De même, l’auteur avance déjà sa conception de la philosophie de la nature, qu’il publiera l’année suivante : “Ce livre n’est point indifférent pour le philosophe. Il reconnaîtra la supériorité de notre être dans la facilité que nous avons à détruire les animaux, & il se plaira à étudier le cœur humain dans un amusement qui nous vient de la nature.” Le dictionnaire proprement dit est précédé d’une longue dissertation “philosophico-historique”, dans laquelle nous trouvons parfois d’étranges assertions, telles que “Le principe de notre supériorité est si établi dans la nature, que les animaux eux-mêmes semblent le connoître”, ou encore : “Ce n’est point le plaisir de détruire qui engage un philosophe à donner la mort à un tigre ou à un loup. C’est l’amour de l’humanité ; amour qui ne fut jamais incompatible avec le carnage.”
Comme annoncé, le dictionnaire présente un grand nombre d’animaux “exotiques”, comme le paresseux (appelé ici aï), la gazelle, l’agouti (orthographié agouthy) et l’étrange hoancycioyu, qui semble plutôt relever de la légende. Les plus longs développements restent réservés à des espèces bien connues, comme le hareng, le saumon, le canard et la morue. Une place de choix est réservée à deux animaux : le cerf, auquel sont consacrées plus d’une quarantaine de pages, et le loup, dont l’éradication à moyen terme reste alors un objectif majeur des autorités.
Remarquons au passage que l’auteur décrit ici la bête du Gévaudan, qu’il considère comme une hyène particulièrement féroce “qui avoit quarante dents”, et relate en détail la longue traque de ce mystérieux animal. Toutes les techniques de chasse et de pêche sont présentées, dont certaines désormais peu usitées, comme la chasse aux gluaux, au tric-trac, au miroir, à la ridée ou au plat d’huile, ainsi que les techniques de la chaloupe submergée et du bombardement utilisées pour attraper les carpes. Le dictionnaire est suivi d’un Traité de police françoise sur la chasse & sur la pêche, qui est un abrégé de la jurisprudence sur cette question très sensible en milieu rural, et source infinie de conflits.

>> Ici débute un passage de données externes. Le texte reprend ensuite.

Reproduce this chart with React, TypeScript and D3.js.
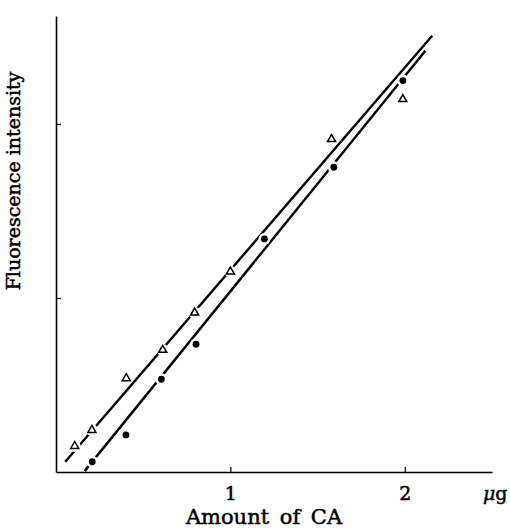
import React, { useRef, useEffect } from 'react';
import * as d3 from 'd3';

// values (x in µg, y in axis units)
const triX = [0.107, 0.206, 0.403, 0.612, 0.795, 1.0, 1.58, 1.989];
const triY = [0.149, 0.241, 0.538, 0.701, 0.915, 1.151, 1.912, 2.142];
const dotX = [0.208, 0.401, 0.604, 0.803, 1.195, 1.593, 1.989];
const dotY = [0.059, 0.213, 0.533, 0.734, 1.339, 1.751, 2.249];
// fitted lines: [start, end] as [x, y]
const triLine: [number, number][] = [[0.053, 0.059], [2.157, 2.506]];
const dotLine: [number, number][] = [[0.164, 0.005], [2.118, 2.42]];
const xTicks = [1, 2];
const yTicks = [1, 2];

const App = () => {
  const svgRef = useRef<SVGSVGElement>(null);

  useEffect(() => {
    const svg = d3.select(svgRef.current);
    svg.selectAll('*').remove();

    const x = d3.scaleLinear().domain([0, 2.5]).range([56, 492]);
    const y = d3.scaleLinear().domain([0, 2.62]).range([472, 16]);

    const font = '"DejaVu Serif", serif';

    // axes
    const xAxis = svg.append('g')
      .attr('transform', `translate(0,${y(0)})`)
      .call(d3.axisBottom(x).tickValues(xTicks).tickSizeInner(-5).tickSizeOuter(0).tickPadding(15).tickFormat(d3.format('d')));
    const yAxis = svg.append('g')
      .attr('transform', `translate(${x(0)},0)`)
      .call(d3.axisLeft(y).tickValues(yTicks).tickSizeInner(-5).tickSizeOuter(0).tickFormat(() => ''));

    [xAxis, yAxis].forEach(a => {
      a.select('.domain').attr('stroke', '#000').attr('stroke-width', 1.6);
      a.selectAll('.tick line').attr('stroke', '#000').attr('stroke-width', 1.2);
      a.selectAll('.tick text')
        .attr('fill', '#000')
        .attr('stroke', '#000')
        .attr('stroke-width', 0.5)
        .attr('font-family', font)
        .attr('font-size', 19);
    });

    const textStyle = (t: any) => t
      .attr('font-family', font)
      .attr('fill', '#000')
      .attr('stroke', '#000')
      .attr('stroke-width', 0.5);

    // unit label
    const unit = svg.append('text')
      .attr('x', 483)
      .attr('y', 500)
      .attr('font-size', 19)
      .call(textStyle);
    unit.append('tspan').attr('font-style', 'italic').text('μ');
    unit.append('tspan').text('g');

    // axis titles
    svg.append('text')
      .attr('x', 264)
      .attr('y', 524)
      .attr('text-anchor', 'middle')
      .attr('font-size', 21)
      .attr('word-spacing', 4)
      .call(textStyle)
      .text('Amount of CA');

    svg.append('text')
      .attr('transform', 'rotate(-90)')
      .attr('x', -181)
      .attr('y', 20)
      .attr('text-anchor', 'middle')
      .attr('font-size', 19)
      .call(textStyle)
      .text('Fluorescence intensity');

    // regression lines
    const line = d3.line<[number, number]>()
      .x(d => x(d[0]))
      .y(d => y(d[1]));

    [triLine, dotLine].forEach(l => {
      svg.append('path')
        .datum(l)
        .attr('fill', 'none')
        .attr('stroke', '#000')
        .attr('stroke-width', 2.4)
        .attr('d', line);
    });

    const tris = triX.map((v, i) => ({ x: v, y: triY[i] }));
    const dots = dotX.map((v, i) => ({ x: v, y: dotY[i] }));

    // white halos break the lines where the points sit
    svg.selectAll('.halo')
      .data([...tris, ...dots])
      .enter().append('circle')
      .attr('cx', d => x(d.x))
      .attr('cy', d => y(d.y))
      .attr('r', 6)
      .attr('fill', '#fff');

    svg.selectAll('.tri')
      .data(tris)
      .enter().append('path')
      .attr('transform', d => `translate(${x(d.x)},${y(d.y)})`)
      .attr('d', d3.symbol(d3.symbolTriangle, 28)())
      .attr('fill', '#fff')
      .attr('stroke', '#000')
      .attr('stroke-width', 1.5);

    svg.selectAll('.dot')
      .data(dots)
      .enter().append('circle')
      .attr('cx', d => x(d.x))
      .attr('cy', d => y(d.y))
      .attr('r', 3.4)
      .attr('fill', '#000');
  }, []);

  return (
    <svg ref={svgRef} width="510" height="528"
      style={{ position: 'absolute', left: 0, top: 0, background: '#fff' }}></svg>
  );
};

export default App;
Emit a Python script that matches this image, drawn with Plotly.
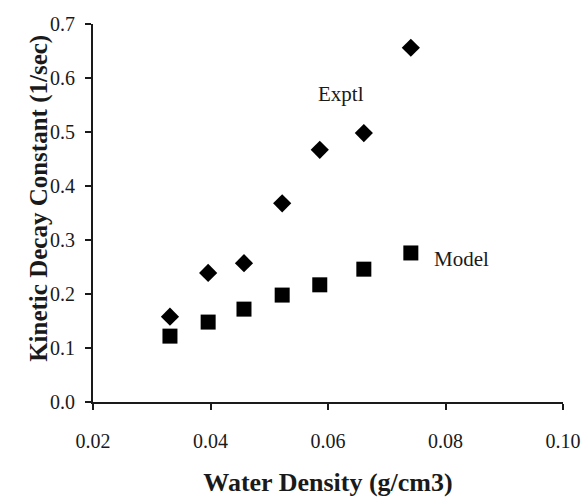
import plotly.graph_objects as go

density = [0.0331, 0.0396, 0.0457, 0.0522, 0.0586, 0.0661, 0.0741]
exptl = [0.158, 0.239, 0.257, 0.368, 0.467, 0.498, 0.656]
model = [0.122, 0.148, 0.172, 0.198, 0.217, 0.246, 0.276]

x_ticks = [0.02, 0.04, 0.06, 0.08, 0.10]
y_ticks = [0.0, 0.1, 0.2, 0.3, 0.4, 0.5, 0.6, 0.7]

font = "Liberation Serif, Times New Roman, serif"
ink = "#1a1a1a"

fig = go.Figure()
fig.add_trace(go.Scatter(x=density, y=exptl, mode="markers", name="Exptl",
                         marker=dict(symbol="diamond", size=14, color="black")))
fig.add_trace(go.Scatter(x=density, y=model, mode="markers", name="Model",
                         marker=dict(symbol="square", size=15, color="black")))

fig.add_annotation(x=0.0622, y=0.570, text="Exptl", showarrow=False,
                   font=dict(family=font, size=21, color=ink))
fig.add_annotation(x=0.0777, y=0.265, text="Model", showarrow=False, xanchor="left",
                   font=dict(family=font, size=21, color=ink))
# y-axis title placed as rotated annotation (sits slightly above plot centre in the reference)
fig.add_annotation(xref="paper", yref="paper", x=-0.149, y=0.54,
                   text="<b>Kinetic Decay Constant (1/sec)</b>", textangle=-90, showarrow=False,
                   font=dict(family=font, size=25, color=ink))

fig.update_layout(
    width=584, height=497,
    margin=dict(l=93, r=21, t=24, b=95, autoexpand=False),
    paper_bgcolor="white", plot_bgcolor="white",
    showlegend=False,
    font=dict(family=font, size=20, color=ink),
    xaxis=dict(range=[0.02, 0.10], tickvals=x_ticks, tickformat=".2f", automargin=False,
               showgrid=False, zeroline=False, showline=True, linecolor=ink, linewidth=2,
               ticks="outside", ticklen=6, tickwidth=2, tickcolor=ink,
               ticklabelstandoff=14,
               title=dict(text="<b>Water Density (g/cm3)</b>", font=dict(family=font, size=26), standoff=27)),
    yaxis=dict(range=[0, 0.7], tickvals=y_ticks, tickformat=".1f", automargin=False,
               showgrid=False, zeroline=False, showline=True, linecolor=ink, linewidth=2,
               ticks="outside", ticklen=6, tickwidth=2, tickcolor=ink,
               ticklabelstandoff=6),
)

fig.write_html("out.html")
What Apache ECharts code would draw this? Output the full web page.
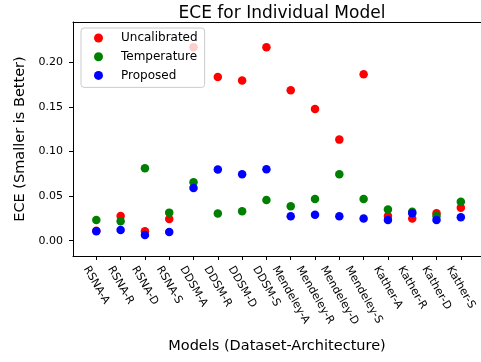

Après son passage en prison, DELISLE de SALES ne jouira qu’un temps de sa célébrité, avant de retomber dans l’anonymat malgré son abondante production. Il sera souvent raillé par ses collègues pour sa pédanterie et ses hautes prétentions intellectuelles. Sous la Révolution, un de ses essais, traitant de la notion de République, lui vaudra d’être enfermé à la prison de Sainte-Pélagie, où il passera onze mois avant d’être libéré à l’occasion du coup d’État du 9 Thermidor. À la création de l’Institut national des sciences et des arts, il intègrera la classe de morale, mais, prenant la défense de collègues écartés par le Directoire, il sera exclu de l’institution en 1797. Retiré de la vie publique, il continuera à écrire jusqu’à sa mort en 1816.
Notre exemplaire comporte un ex-libris d’Hubert SANGNIER.